* [Instruction]:
Find how many lines contain "draw" and state only that number.

* [Dataset rows]:
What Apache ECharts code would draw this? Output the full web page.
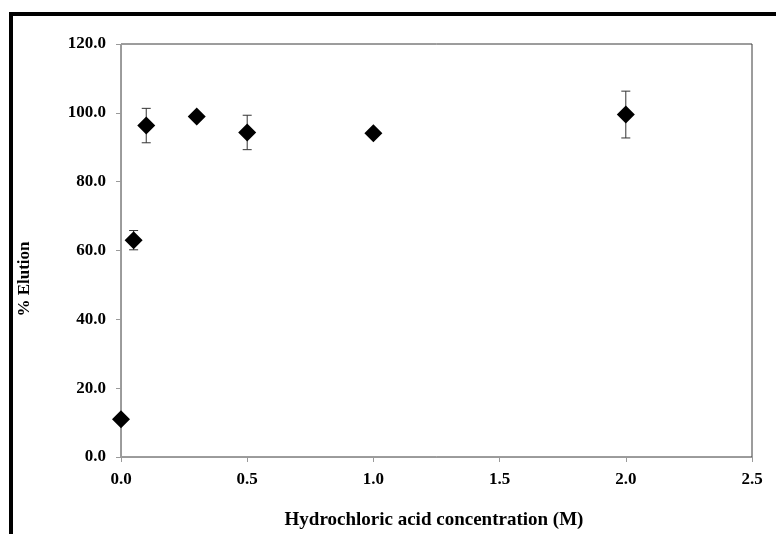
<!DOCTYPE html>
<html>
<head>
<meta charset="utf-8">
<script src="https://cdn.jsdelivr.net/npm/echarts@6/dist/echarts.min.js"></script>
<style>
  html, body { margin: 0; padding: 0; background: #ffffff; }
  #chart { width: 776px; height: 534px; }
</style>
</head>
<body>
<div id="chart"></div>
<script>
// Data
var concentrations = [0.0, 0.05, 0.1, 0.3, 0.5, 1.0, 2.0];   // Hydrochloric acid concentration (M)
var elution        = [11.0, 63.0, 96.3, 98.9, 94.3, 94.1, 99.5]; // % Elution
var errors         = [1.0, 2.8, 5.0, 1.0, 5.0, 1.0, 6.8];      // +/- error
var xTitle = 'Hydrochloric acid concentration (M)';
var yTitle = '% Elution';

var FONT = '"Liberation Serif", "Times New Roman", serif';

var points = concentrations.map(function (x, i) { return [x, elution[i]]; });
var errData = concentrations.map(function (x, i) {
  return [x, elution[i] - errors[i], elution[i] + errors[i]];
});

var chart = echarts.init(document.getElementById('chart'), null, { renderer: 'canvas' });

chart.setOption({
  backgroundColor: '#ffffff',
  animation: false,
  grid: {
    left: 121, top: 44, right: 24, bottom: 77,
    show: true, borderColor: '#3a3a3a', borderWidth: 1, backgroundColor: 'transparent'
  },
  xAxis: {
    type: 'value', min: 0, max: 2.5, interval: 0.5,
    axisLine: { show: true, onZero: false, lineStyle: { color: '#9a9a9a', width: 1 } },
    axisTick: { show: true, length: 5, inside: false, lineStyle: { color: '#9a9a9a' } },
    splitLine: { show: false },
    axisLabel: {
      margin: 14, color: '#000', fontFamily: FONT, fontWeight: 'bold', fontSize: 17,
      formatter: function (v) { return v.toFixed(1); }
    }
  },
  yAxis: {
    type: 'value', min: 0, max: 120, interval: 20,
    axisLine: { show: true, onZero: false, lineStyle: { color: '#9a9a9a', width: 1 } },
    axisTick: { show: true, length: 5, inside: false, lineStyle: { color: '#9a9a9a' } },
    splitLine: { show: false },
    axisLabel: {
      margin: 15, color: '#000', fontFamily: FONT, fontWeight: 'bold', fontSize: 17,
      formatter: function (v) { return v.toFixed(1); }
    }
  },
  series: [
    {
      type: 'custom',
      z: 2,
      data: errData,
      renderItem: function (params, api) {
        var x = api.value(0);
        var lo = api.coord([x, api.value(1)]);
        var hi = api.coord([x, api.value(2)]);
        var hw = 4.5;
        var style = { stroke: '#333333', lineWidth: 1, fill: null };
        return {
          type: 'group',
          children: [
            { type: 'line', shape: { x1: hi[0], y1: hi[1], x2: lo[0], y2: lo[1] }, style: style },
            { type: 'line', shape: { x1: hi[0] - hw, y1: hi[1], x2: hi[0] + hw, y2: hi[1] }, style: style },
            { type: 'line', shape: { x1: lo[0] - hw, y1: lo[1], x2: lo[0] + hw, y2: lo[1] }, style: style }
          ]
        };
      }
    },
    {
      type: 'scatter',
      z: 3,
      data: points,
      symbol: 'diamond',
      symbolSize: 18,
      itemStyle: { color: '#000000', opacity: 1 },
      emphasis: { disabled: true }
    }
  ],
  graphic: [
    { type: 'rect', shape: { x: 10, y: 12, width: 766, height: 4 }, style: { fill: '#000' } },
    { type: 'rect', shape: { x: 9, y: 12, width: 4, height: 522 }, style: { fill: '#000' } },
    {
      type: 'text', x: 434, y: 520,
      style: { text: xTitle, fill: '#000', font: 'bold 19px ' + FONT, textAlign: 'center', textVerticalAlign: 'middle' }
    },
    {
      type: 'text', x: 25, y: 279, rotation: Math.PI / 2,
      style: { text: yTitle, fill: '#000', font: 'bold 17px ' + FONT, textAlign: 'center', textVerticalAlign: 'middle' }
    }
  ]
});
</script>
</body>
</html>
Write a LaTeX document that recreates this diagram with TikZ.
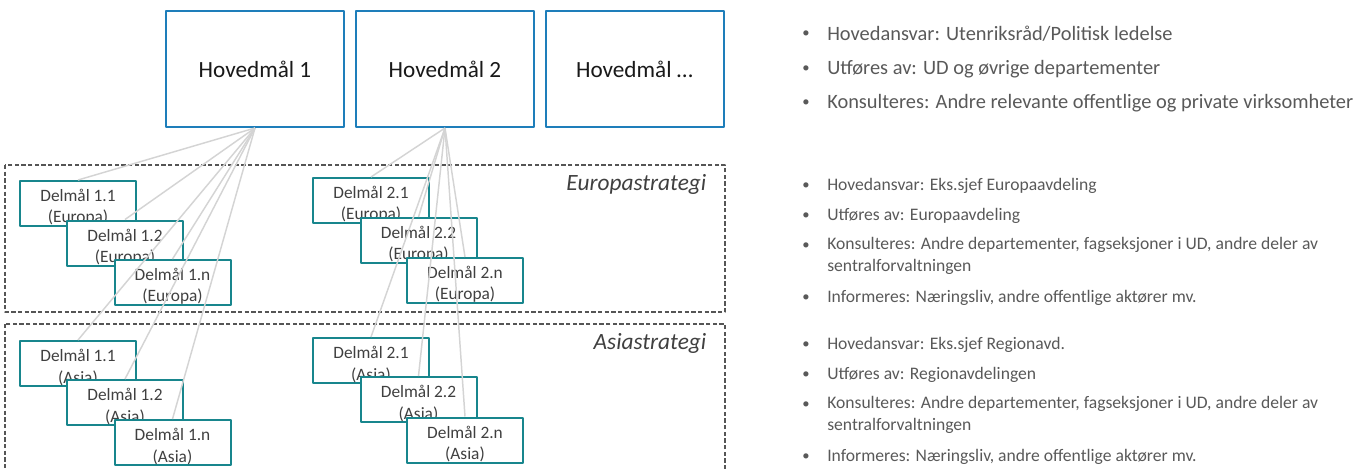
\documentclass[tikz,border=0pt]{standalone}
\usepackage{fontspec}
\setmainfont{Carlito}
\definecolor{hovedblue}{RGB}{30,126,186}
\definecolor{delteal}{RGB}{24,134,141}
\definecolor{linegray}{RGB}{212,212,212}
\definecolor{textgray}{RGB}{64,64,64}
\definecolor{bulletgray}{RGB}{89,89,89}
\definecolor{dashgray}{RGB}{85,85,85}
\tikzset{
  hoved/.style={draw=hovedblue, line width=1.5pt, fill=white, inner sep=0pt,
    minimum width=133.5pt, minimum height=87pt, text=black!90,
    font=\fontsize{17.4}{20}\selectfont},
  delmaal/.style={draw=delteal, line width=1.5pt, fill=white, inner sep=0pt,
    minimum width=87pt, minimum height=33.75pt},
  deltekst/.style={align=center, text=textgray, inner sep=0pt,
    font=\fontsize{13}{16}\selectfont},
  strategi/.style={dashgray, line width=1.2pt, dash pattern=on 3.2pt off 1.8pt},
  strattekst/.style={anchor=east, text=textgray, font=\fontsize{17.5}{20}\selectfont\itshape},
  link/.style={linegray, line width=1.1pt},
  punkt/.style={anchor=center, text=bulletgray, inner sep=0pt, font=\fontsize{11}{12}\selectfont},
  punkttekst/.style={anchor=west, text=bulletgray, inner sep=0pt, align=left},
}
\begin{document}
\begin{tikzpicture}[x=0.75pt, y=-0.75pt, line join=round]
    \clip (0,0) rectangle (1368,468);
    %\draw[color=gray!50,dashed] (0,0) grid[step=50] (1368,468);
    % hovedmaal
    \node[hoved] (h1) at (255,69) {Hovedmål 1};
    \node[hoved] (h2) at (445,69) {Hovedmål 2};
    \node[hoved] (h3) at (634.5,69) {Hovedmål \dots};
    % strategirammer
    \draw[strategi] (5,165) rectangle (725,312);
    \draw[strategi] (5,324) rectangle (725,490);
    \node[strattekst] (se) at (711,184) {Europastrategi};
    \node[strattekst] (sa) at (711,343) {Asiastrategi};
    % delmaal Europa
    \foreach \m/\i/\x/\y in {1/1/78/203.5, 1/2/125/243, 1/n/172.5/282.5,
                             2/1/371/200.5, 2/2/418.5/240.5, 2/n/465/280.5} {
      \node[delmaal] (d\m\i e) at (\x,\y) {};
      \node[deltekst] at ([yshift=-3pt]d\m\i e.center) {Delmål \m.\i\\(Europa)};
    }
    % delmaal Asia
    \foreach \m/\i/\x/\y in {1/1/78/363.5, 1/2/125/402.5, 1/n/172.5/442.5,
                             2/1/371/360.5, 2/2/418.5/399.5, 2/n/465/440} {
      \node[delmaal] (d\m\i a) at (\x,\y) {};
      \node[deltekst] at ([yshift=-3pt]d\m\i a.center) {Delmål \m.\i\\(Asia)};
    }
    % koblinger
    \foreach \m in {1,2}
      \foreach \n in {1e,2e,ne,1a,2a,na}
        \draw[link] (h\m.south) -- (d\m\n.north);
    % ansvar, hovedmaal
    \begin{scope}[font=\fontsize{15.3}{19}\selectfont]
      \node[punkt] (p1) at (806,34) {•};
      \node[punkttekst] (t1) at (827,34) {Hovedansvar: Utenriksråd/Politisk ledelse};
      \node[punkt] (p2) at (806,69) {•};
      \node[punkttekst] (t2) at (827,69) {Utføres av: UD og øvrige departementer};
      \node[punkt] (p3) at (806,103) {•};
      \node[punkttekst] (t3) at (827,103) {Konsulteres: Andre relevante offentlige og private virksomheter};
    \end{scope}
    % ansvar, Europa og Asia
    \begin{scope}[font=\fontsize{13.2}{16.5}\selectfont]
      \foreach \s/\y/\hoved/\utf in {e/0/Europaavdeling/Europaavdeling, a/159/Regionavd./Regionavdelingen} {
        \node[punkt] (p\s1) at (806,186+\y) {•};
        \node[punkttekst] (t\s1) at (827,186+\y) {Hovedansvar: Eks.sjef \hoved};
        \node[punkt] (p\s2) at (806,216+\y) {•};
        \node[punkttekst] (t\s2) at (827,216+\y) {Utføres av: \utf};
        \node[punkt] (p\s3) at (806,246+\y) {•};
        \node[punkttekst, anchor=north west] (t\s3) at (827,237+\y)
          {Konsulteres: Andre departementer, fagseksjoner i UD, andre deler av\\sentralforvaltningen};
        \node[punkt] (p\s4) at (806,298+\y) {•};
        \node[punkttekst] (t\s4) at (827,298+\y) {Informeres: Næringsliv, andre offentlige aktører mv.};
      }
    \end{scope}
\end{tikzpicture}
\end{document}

* [Exercise response]:
7